The philosopher John Locke, who believed that true knowledge of the world could only stem from sensory experiences, thought that blind individuals could never understand the concepts of light and color. Locke, it turns out, was wrong. In a recent PNAS study, blind people demonstrate that they do understand what sighted people process through vision, proving that “visual” ideas don’t actually require sight.
In the study published Tuesday, scientists demonstrated how blind people make visual sense of what they cannot see. While previous studies suggested that the most efficient way for a blind person to know that, say, a flamingo is pink, is to memorize that fact, this study demonstrates that blind people instead look at the world like scientists and make sense of the visual world through a catalogue of clues.
“First-person experience isn’t the only way to develop a rich understanding of the world around us,” co-author and Johns Hopkins doctoral candidate Judy Kim explains. “People often have the intuition that we can’t know what we can’t see.”
This intuition is wrong, as Kim and her colleagues showed by testing 20 blind and 20 sighted adults, all around 30 years old, about their knowledge of animal appearances. The participants were asked to order a variety of animals by size and height and to sort the animals into groups based on shape, skin texture, and color. They were also presented with a group of animals and asked which one was not like the others.
In most cases, the sighted and blind people performed equally well on the test. They sorted the animals in predominantly the same way, and both agreed on which physical features comprised the predominant description of each group of animals. For example, both blind and sighted people described dolphins and sharks to be of similar shape.
What the two groups disagreed about the most was, strangely, the factor that the researchers hypothesized would be the most agreed upon: Color. Sighted participants sometimes had trouble describing the shape of an animal, but they always readily provided its color. Blind people did not. This outcome refuted the “learn-by-description” hypothesis, which posits that blind people learn about objects by hearing the way other people describe them. If this were the case, then the blind participants should have been able to identify color easily, since sighted people seem to always include color in their descriptions.
But color is what blind individuals were least able to identify. And so, the researchers argue that the “learn-by-description” hypothesis must be incorrect and that blind people must gather visual information in a different way: By deducing it from existing knowledge about an object and details related to it.
“In the absence of direct sensory access, knowledge of appearance is acquired primarily through interface, rather than through memorization of verbally stipulated facts,” the scientists write.
In other words, blind people take the scientific approach and infer appearances through other properties like taxonomy and habitat. This strategy works well for features like shape and textures; for example, birds have feathers and wings, so it’s implied that this holds true across bird species. Color is less easy to infer.

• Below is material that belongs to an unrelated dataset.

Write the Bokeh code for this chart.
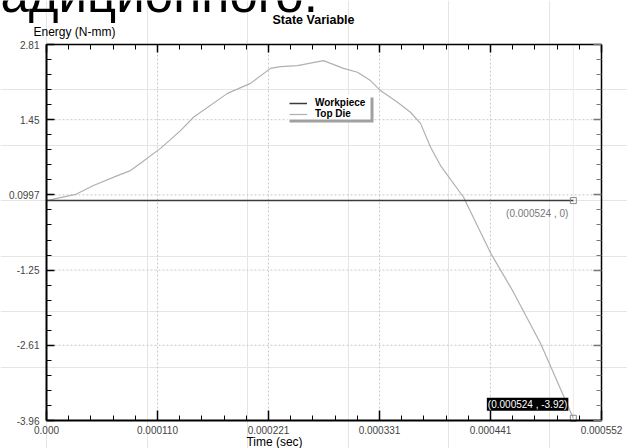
from bokeh.plotting import figure
from bokeh.models import (Range1d, LinearAxis, FixedTicker, Label, Legend,
                          LegendItem, BoxAnnotation)
from bokeh.embed import file_html
from bokeh.resources import INLINE

# ---------------- data ----------------
top_die_t = [0.0, 2.88e-5, 4.67e-5, 7.06e-5, 8.35e-5, 9.35e-5, 1.134e-4,
             1.333e-4, 1.462e-4, 1.80e-4, 2.029e-4, 2.228e-4, 2.327e-4,
             2.496e-4, 2.755e-4, 2.954e-4, 3.093e-4, 3.222e-4, 3.322e-4,
             3.491e-4, 3.62e-4, 3.72e-4, 3.82e-4, 3.919e-4, 4.148e-4,
             4.416e-4, 4.635e-4, 4.913e-4, 5.24e-4]
top_die_e = [0.0, 0.11, 0.27, 0.45, 0.54, 0.67, 0.94,
             1.26, 1.50, 1.93, 2.11, 2.38, 2.41,
             2.43, 2.52, 2.38, 2.31, 2.16, 1.98,
             1.77, 1.59, 1.39, 0.96, 0.63, 0.06,
             -0.94, -1.62, -2.57, -3.92]
workpiece_t = [0.0, 0.000524]
workpiece_e = [0.0, 0.0]
marker_t = [0.000524, 0.000524]
marker_e = [0.0, -3.92]
marker_text = ["(0.000524 , 0)", "(0.000524 , -3.92)"]

x_ticks = [0.0, 0.0001104, 0.0002208, 0.0003312, 0.0004416, 0.000552]
x_tick_labels = ["0.000", "0.000110", "0.000221", "0.000331", "0.000441", "0.000552"]
y_ticks = [2.81, 1.456, 0.102, -1.252, -2.606, -3.96]
y_tick_labels = ["2.81", "1.45", "0.0997", "-1.25", "-2.61", "-3.96"]

title_text = "State Variable"
y_title = "Energy (N-mm)"
x_title = "Time (sec)"
page_text = "адиционного."

# ---------------- layout ----------------
W, H = 627, 448
L, R, T, B = 46, 26, 44, 28          # plot-area edges inside the canvas
X0, X1 = 0.0, 0.000552
Y0, Y1 = -3.96, 2.81
FONT = "Liberation Sans"


def tx(px):
    return X0 + (px - L) / (W - L - R) * (X1 - X0)


def ey(py):
    return Y1 - (py - T) / (H - T - B) * (Y1 - Y0)


def minor(ticks, n=5):
    t = sorted(ticks)
    out = []
    for a, b in zip(t[:-1], t[1:]):
        for k in range(1, n):
            out.append(a + (b - a) * k / n)
    return out


p = figure(width=W, height=H, x_range=Range1d(tx(0), tx(W)),
           y_range=Range1d(ey(H), ey(0)),
           output_backend="svg", toolbar_location=None,
           x_axis_location=None, y_axis_location=None,
           min_border=0, min_border_left=0, min_border_right=0,
           min_border_top=0, min_border_bottom=0)
p.outline_line_color = None
p.background_fill_color = "white"
p.border_fill_color = "white"

xt = FixedTicker(ticks=x_ticks, minor_ticks=minor(x_ticks))
yt = FixedTicker(ticks=y_ticks, minor_ticks=minor(y_ticks))


def style_axis(ax, width, color, standoff):
    ax.axis_line_width = width
    ax.axis_line_color = color
    ax.major_tick_in = 8
    ax.major_tick_out = 0
    ax.minor_tick_in = 5
    ax.minor_tick_out = 0
    ax.major_tick_line_color = color
    ax.minor_tick_line_color = color
    ax.major_tick_line_width = 1.5
    ax.minor_tick_line_width = 1
    ax.major_label_standoff = standoff
    ax.major_label_text_font = FONT
    ax.major_label_text_font_size = "10px"
    ax.major_label_text_color = "#444444"


# plot-area grid (dashed), drawn from the tick arrays
p.segment(x0=x_ticks, y0=[Y0] * len(x_ticks), x1=x_ticks, y1=[Y1] * len(x_ticks),
          line_color="#c8c8c8", line_dash="2 2", line_width=1)
p.segment(x0=[X0] * len(y_ticks), y0=y_ticks, x1=[X1] * len(y_ticks), y1=y_ticks,
          line_color="#c8c8c8", line_dash="2 2", line_width=1)
p.segment(x0=[marker_t[0]], y0=[Y0], x1=[marker_t[0]], y1=[Y1],
          line_color="#ececec", line_width=1)

bottom = LinearAxis(ticker=xt, fixed_location=Y0, bounds=(X0, X1),
                    major_label_overrides=dict(zip(x_ticks, x_tick_labels)))
style_axis(bottom, 2, "black", 5)
bottom.major_tick_in = 10
left = LinearAxis(ticker=yt, fixed_location=X0, bounds=(Y0, Y1),
                  major_label_overrides=dict(zip(y_ticks, y_tick_labels)))
style_axis(left, 2, "black", 7)
top = LinearAxis(ticker=xt, fixed_location=Y1, bounds=(X0, X1),
                 major_label_overrides={t: "" for t in x_ticks})
style_axis(top, 1.5, "black", 0)
right = LinearAxis(ticker=yt, fixed_location=X1, bounds=(Y0, Y1),
                   major_label_overrides={t: "" for t in y_ticks})
style_axis(right, 1.5, "black", 0)
right.major_tick_line_color = "#777777"
right.minor_tick_line_color = "#777777"
p.add_layout(bottom, "below")
p.add_layout(left, "left")
p.add_layout(top, "above")
p.add_layout(right, "right")

r_td = p.line(top_die_t, top_die_e, line_color="#b0b0b0", line_width=1.2)
r_wp = p.line(workpiece_t, workpiece_e, line_color="#3a3a3a", line_width=1.5)
p.scatter(marker_t, marker_e, marker="square", size=6, line_color="#8a8a8a",
          fill_color=None, line_width=1)

# legend box with drop shadow
p.add_layout(BoxAnnotation(left=tx(289), right=tx(373), top=ey(97), bottom=ey(122),
                           fill_color="#a0a0a0", fill_alpha=1, line_color=None))
p.add_layout(BoxAnnotation(left=tx(286), right=tx(370), top=ey(94), bottom=ey(119),
                           fill_color="white", fill_alpha=1, line_color=None))
legend = Legend(items=[LegendItem(label="Workpiece", renderers=[r_wp]),
                       LegendItem(label="Top Die", renderers=[r_td])],
                location=(289, H - 119), padding=3, margin=0, spacing=0,
                label_height=10, glyph_height=10, glyph_width=18,
                label_standoff=8, border_line_color=None,
                background_fill_color="white", background_fill_alpha=0,
                label_text_font=FONT, label_text_font_size="10px",
                label_text_font_style="bold", label_text_color="black")
p.add_layout(legend)

# point annotations
p.add_layout(Label(x=marker_t[0], y=marker_e[0], text=marker_text[0],
                   x_offset=-5, y_offset=-13, text_align="right",
                   text_baseline="middle", text_color="#777777",
                   text_font=FONT, text_font_size="10px"))
p.add_layout(Label(x=marker_t[1], y=marker_e[1], text=marker_text[1],
                   x_offset=-5, y_offset=14, text_align="right",
                   text_baseline="middle", text_color="white",
                   background_fill_color="black", padding=1,
                   text_font=FONT, text_font_size="10px"))

# titles
p.add_layout(Label(x=tx(313), y=ey(19), text=title_text, text_align="center",
                   text_baseline="middle", text_font=FONT, text_font_size="12.5px",
                   text_font_style="bold", text_color="black"))
p.add_layout(Label(x=tx(33), y=ey(31), text=y_title, text_align="left",
                   text_baseline="middle", text_font=FONT, text_font_size="12px",
                   text_color="black"))
p.add_layout(Label(x=tx(274), y=ey(441), text=x_title, text_align="center",
                   text_baseline="middle", text_font=FONT, text_font_size="12px",
                   text_color="black"))
p.add_layout(Label(x=tx(0), y=ey(-6), text=page_text, text_align="left",
                   text_baseline="alphabetic", text_font=FONT, text_font_size="51px",
                   text_color="black"))

open("out.html", "w").write(file_html(p, INLINE))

Since there are a lot of animals that are the same color, it’s hard to deduce that, say, bears and ravens are black, based on the other things you know about animals.

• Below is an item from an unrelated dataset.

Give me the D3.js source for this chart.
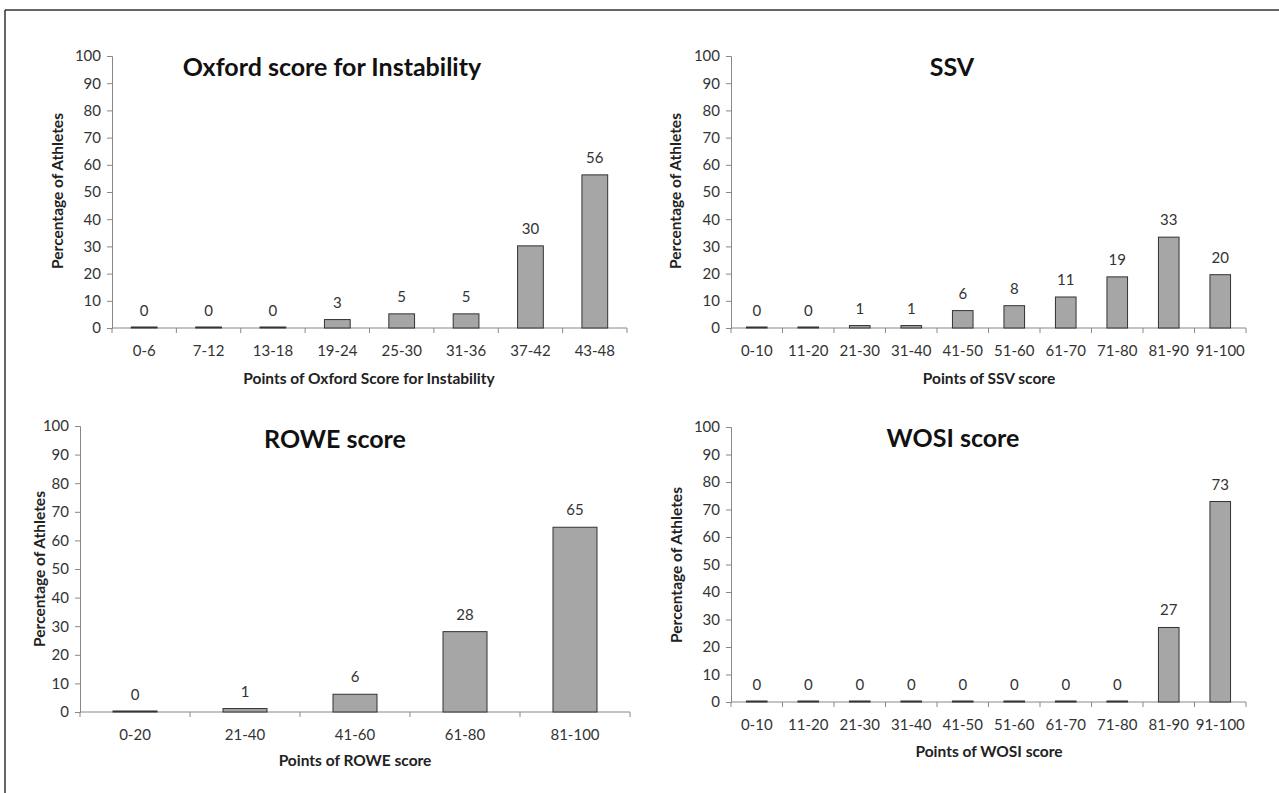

But color inaccuracies aside, the research proves what blind people already know: You can have a rich and accurate sense of the world without actually seeing it.
And sometimes, the approach blind people take actually helps them be more accurate. Here, 55 percent of the blind participants and 20 percent of the sighted participants said that sharks have scales; the majority of that group said they have skin. In reality, sharks have fine scales — they are just difficult to see.
How does first-person sensory experience contribute to knowledge? Contrary to the suppositions of early empiricist philosophers, people who are born blind know about phenomena that cannot be perceived directly, such as color and light. Exactly what is learned and how remains an open question. We compared knowledge of animal appearance across congenitally blind (n = 20) and sighted individuals (two groups, n = 20 and n = 35) using a battery of tasks, including ordering (size and height), sorting (shape, skin texture, and color), odd-one-out (shape), and feature choice (texture). On all tested dimensions apart from color, sighted and blind individuals showed substantial albeit imperfect agreement, suggesting that linguistic communication and visual perception convey partially redundant appearance information. To test the hypothesis that blind individuals learn about appearance primarily by remembering sighted people’s descriptions of what they see (e.g., “elephants are gray”), we measured verbalizability of animal shape, texture, and color in the sighted. Contrary to the learn-from-description hypothesis, blind and sighted groups disagreed most about the appearance dimension that was easiest for sighted people to verbalize: color. Analysis of disagreement patterns across all tasks suggest that blind individuals infer physical features from non-appearance properties of animals such as folk taxonomy and habitat (e.g., bats are textured like mammals but shaped like birds). These findings suggest that in the absence of sensory access, structured appearance knowledge is acquired through inference from ontological kind.